Solo con el tiempo, por ganas de ponerme a escribir o por la necesidad (de ver el fútbol de los canales de pago, principalmente), he ido cogiéndole un cierto gusto a parar en algún bar a tomar un refresco o un café. Por supuesto, atiendo a todo lo que pasa a mi alrededor: conversaciones, entrada de nuevos clientes, tics de los camareros, etc. Un domingo triste cualquiera, acabé en uno que me descubrió un amigo días antes. Es un sitio pomposo a la hora de anunciarse como restaurante, pretencioso a la hora de tener más personal que clientes, y la parroquia congregada pertenecía más a un cuadro de los años 70 que a uno actual. Imaginen la decoración: maderas oscuras, fotos antiguas de Madrid en las paredes, espejos por doquier, carteles de cerveza de hace décadas enmarcados… un sitio un punto hortera pero agradable y limpio, la verdad, sin nada especialmente reseñable. Uno de tantos. Y como en tantos otros locales de Madrid, a esta o a otra hora, hay conversaciones peculiares con actores más curiosos aún.

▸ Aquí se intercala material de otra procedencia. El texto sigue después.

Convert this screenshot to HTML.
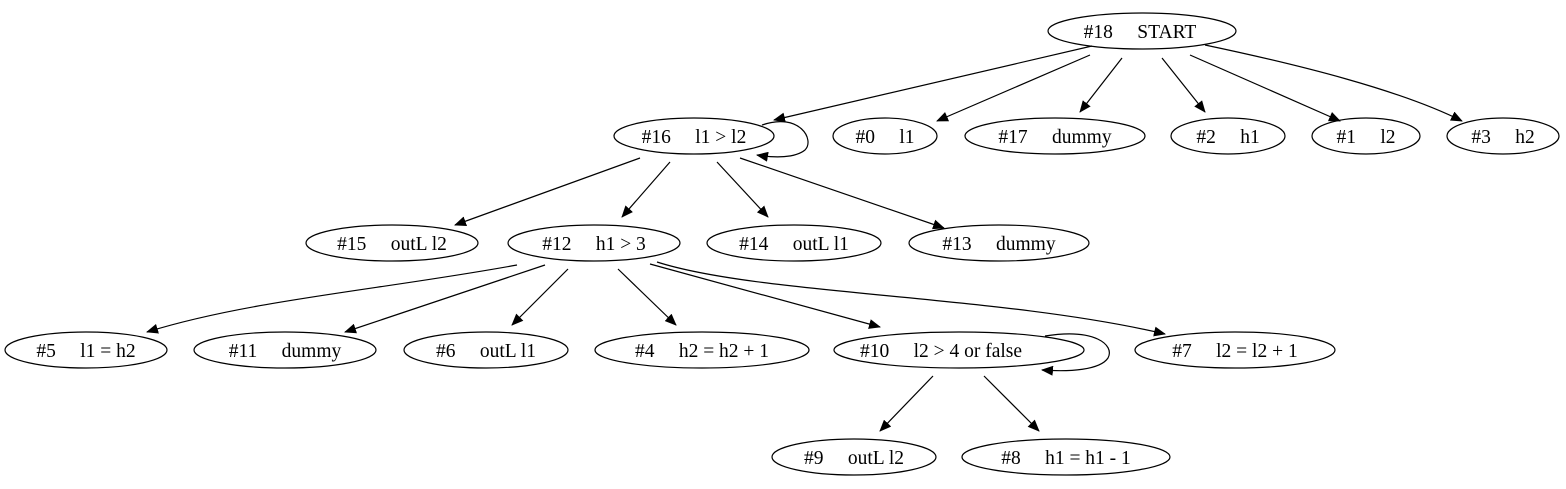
<!DOCTYPE html>
<html><head><meta charset="utf-8"><style>
html,body{margin:0;padding:0;background:#fff;}
svg{display:block;}
text{font-family:"Liberation Serif",serif;font-size:19.5px;fill:#000;white-space:pre;}
</style></head><body>
<svg width="1566" height="489" viewBox="0 0 1566 489" xmlns="http://www.w3.org/2000/svg">
<defs>
<marker id="a" markerWidth="12" markerHeight="10" refX="11" refY="5" orient="auto" markerUnits="userSpaceOnUse">
<path d="M0,0 L12,5 L0,10 Z" fill="#000"/>
</marker>
</defs>
<g fill="none" stroke="#000" stroke-width="1.2">
<ellipse cx="1142" cy="31" rx="94" ry="18"/>
<ellipse cx="694" cy="136" rx="80" ry="18"/>
<ellipse cx="885" cy="136" rx="52" ry="18"/>
<ellipse cx="1055" cy="136" rx="90" ry="18"/>
<ellipse cx="1228" cy="136" rx="57" ry="18"/>
<ellipse cx="1366" cy="136" rx="54" ry="18"/>
<ellipse cx="1503" cy="136" rx="56" ry="18"/>
<ellipse cx="392" cy="243" rx="86" ry="18"/>
<ellipse cx="594" cy="243" rx="86" ry="18"/>
<ellipse cx="794" cy="243" rx="87" ry="18"/>
<ellipse cx="999" cy="243" rx="90" ry="18"/>
<ellipse cx="86" cy="350" rx="81" ry="18"/>
<ellipse cx="285" cy="350" rx="91" ry="18"/>
<ellipse cx="486" cy="350" rx="82" ry="18"/>
<ellipse cx="702" cy="350" rx="107" ry="18"/>
<ellipse cx="959" cy="350" rx="125" ry="18"/>
<ellipse cx="1235" cy="350" rx="100" ry="18"/>
<ellipse cx="854" cy="457" rx="82" ry="18"/>
<ellipse cx="1066" cy="457" rx="104" ry="18"/>
</g>
<g fill="none" stroke="#000" stroke-width="1.2" marker-end="url(#a)">
<path d="M1092,46 L774,120"/>
<path d="M1090,55 L937,121"/>
<path d="M1122,58 L1080,112"/>
<path d="M1162,58 L1205,112"/>
<path d="M1190,55 L1340,121"/>
<path d="M1205,45 C1300,65 1400,90 1462,121"/>
<path d="M762,125 C800,112 815,140 805,150 C795,158 775,158 757,155"/>
<path d="M640,158 L455,225"/>
<path d="M670,162 L622,217"/>
<path d="M717,162 L768,217"/>
<path d="M740,158 L944,228"/>
<path d="M517,265 C380,290 250,300 147,332"/>
<path d="M545,265 L345,332"/>
<path d="M568,269 L512,325"/>
<path d="M618,269 L676,325"/>
<path d="M650,264 L880,327"/>
<path d="M657,262 C760,295 1000,295 1165,334"/>
<path d="M1045,336 C1095,328 1115,345 1108,358 C1100,370 1070,372 1042,370"/>
<path d="M933,376 L880,431"/>
<path d="M984,376 L1039,431"/>
</g>
<g text-anchor="middle">
<text x="1140" y="38">#18     START</text>
<text x="694" y="143">#16     l1 &gt; l2</text>
<text x="885" y="143">#0     l1</text>
<text x="1055" y="143">#17     dummy</text>
<text x="1228" y="143">#2     h1</text>
<text x="1366" y="143">#1     l2</text>
<text x="1503" y="143">#3     h2</text>
<text x="392" y="250">#15     outL l2</text>
<text x="594" y="250">#12     h1 &gt; 3</text>
<text x="794" y="250">#14     outL l1</text>
<text x="999" y="250">#13     dummy</text>
<text x="86" y="357">#5     l1 = h2</text>
<text x="285" y="357">#11     dummy</text>
<text x="486" y="357">#6     outL l1</text>
<text x="702" y="357">#4     h2 = h2 + 1</text>
<text x="941" y="357">#10     l2 &gt; 4 or false</text>
<text x="1235" y="357">#7     l2 = l2 + 1</text>
<text x="854" y="464">#9     outL l2</text>
<text x="1066" y="464">#8     h1 = h1 - 1</text>
</g>
</svg>
</body></html>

Me llamó la atención una charla improvisada sobre suicidios. Participaban el que parecía ser el jefe del bar, otro camarero que se dedicaba a dar paseos constantemente sin hacer mucho más, y una señora mayor con voz grave que, sin duda, pasa mucho tiempo en ese mismo taburete. No alcancé a oír el desencadenante de tan macabra conversación. Me conecté en el momento en el que el camarero que andaba aludió a los paneles de cristal que evitan, según él, que la gente siga tirándose desde el Viaducto de Madrid. La señora no solo le negó la mayor asegurando que ese arreglo (de 1998, leo) no sirve para nada y que no solo la gente decide poner allí fin a su vida, como antaño (hasta cuatro muertes al mes se registraban allí), sino que, de hecho, el otro día cayó otra persona.
Y ni siquiera hacía falta irse a sitio tan ‘típico‘ para estas cosas porque, añadía, otro hombre se tiró desde el campanario de una iglesia. En ese momento entró en acción el presunto jefe del local asegurando con sorna que si se mataba en un templo, iría al cielo directamente. El otro camarero continuaba yendo y viniendo, ya ajeno a sus palabras, así que solo la señora se mostró de acuerdo e incluso dijo que todos, sin excepción, se mataran en terreno sagrado o no, iban al cielo. Pero en este punto, el jefe se mostró tajante al dejar claro que no, que no todos los suicidas van al paraíso, que los demás acaban en el infierno. Siempre hubo clases y en este caso parece que la muerte no iguala a todos, como se suele decir. Al menos, a juicio del jefe de barra del bar.
El caso es que no hubo consenso en este tema porque ya no hubo más réplicas ni contrarréplicas y la conversación ya giró hacia el hecho de que un verdadero suicida, según ella, no suele anticipar sus planes, a diferencia de otra mucha gente que dice que lo va a hacer pero nunca lo consuma.
Y yo, tanto ese triste domingo como hoy, me pregunto: ¿esto cuenta como un aviso?
Hay que relativizar los dramas, claro. Pero a veces, por mínimo que sea un problema, la forma de vivirlo es extrema, incomparable. Aunque haya detrás la seguridad de que el futuro traerá un remedio. Cuenta el aquí y el ahora. Como una conversación cualquiera en un bar de Madrid o de donde sea.